Permafrost, or permanently frozen ground, continued to thaw and erode along Arctic coastlines, leaving Indigenous communities struggling to cope with damaged infrastructure.
And perhaps most stunning, snow cover across the Eurasian Arctic reached a record low in June. The drying of soils and vegetation that followed contributed to wildfires that burned millions of acres of taiga, or boreal forest, particularly across Siberia. The fires spewed a third more heat-trapping carbon dioxide into the atmosphere than the year before, according to European researchers.
The amount of snow that fell across the Eurasian Arctic was actually above normal this year, said Lawrence Mudryk, a researcher with Environment and Climate Change Canada and lead author of the section on snow cover in the assessment. “Despite that, it was still warm enough that it melted faster and earlier than usual,” he said.
The warmth was pervasive across the Arctic. The average land temperature north of 60 degrees latitude, as measured from October 2019 through September, was 1.9 degrees Celsius, or 3.4 degrees Fahrenheit, above the baseline average for 1981-2010 and the second-highest in more than a century of record-keeping.
The outsized influence of the Arctic is why the assessment, called the Arctic Report Card, has been produced annually for the past 15 years by the National Oceanic and Atmospheric Administration. More than 130 experts from 15 countries contributed to this year’s version, which was issued at the annual conference of the American Geophysical Union.
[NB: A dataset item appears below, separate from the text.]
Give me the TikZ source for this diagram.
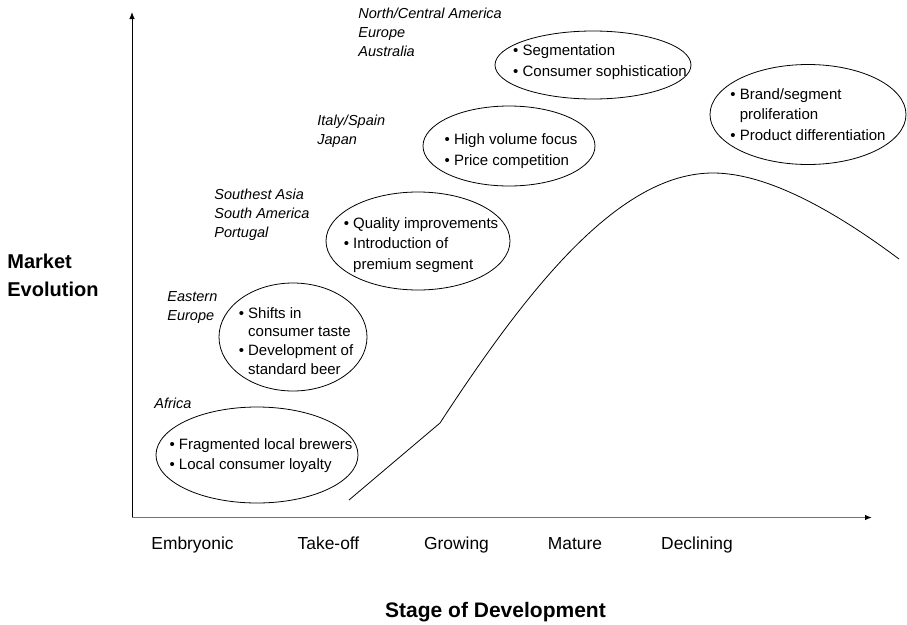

In recent years Arctic researchers have increasingly come to recognize that the region is moving from a climate that is characterized less by ice and snow and more by open water and rain.
In a study published in September, two researchers with the National Center for Atmospheric Research, in Boulder, Colo., argued that for sea ice at least, a permanent shift had already occurred. Ice extent has now declined so much, Laura Landrum and Marika M. Holland wrote, that even an extremely cold year would not result in as much ice as was typical decades ago.
Donald K. Perovich, a professor at Dartmouth College and the lead author of the chapter on sea ice in the assessment, said that 2007 was a critical year. “We had the largest drop in ice extent we’d ever seen,” he said. “While there have been these variations since, we’ve never returned to those levels before 2007.”
“It’s as though we’re in this new state,” he said.
The age of sea ice is declining as well as the region warms. Three decades ago, ice that was at least four years old made up about a third of the Arctic Ocean pack ice at the end of winter. This year, according to the assessment, old ice accounted for less than 5 percent of the pack ice.
The increasing dominance of younger, and thus generally thinner, ice has contributed to the reduction in sea-ice extent, Dr. Perovich said, since thinner ice is less likely to last through a single season.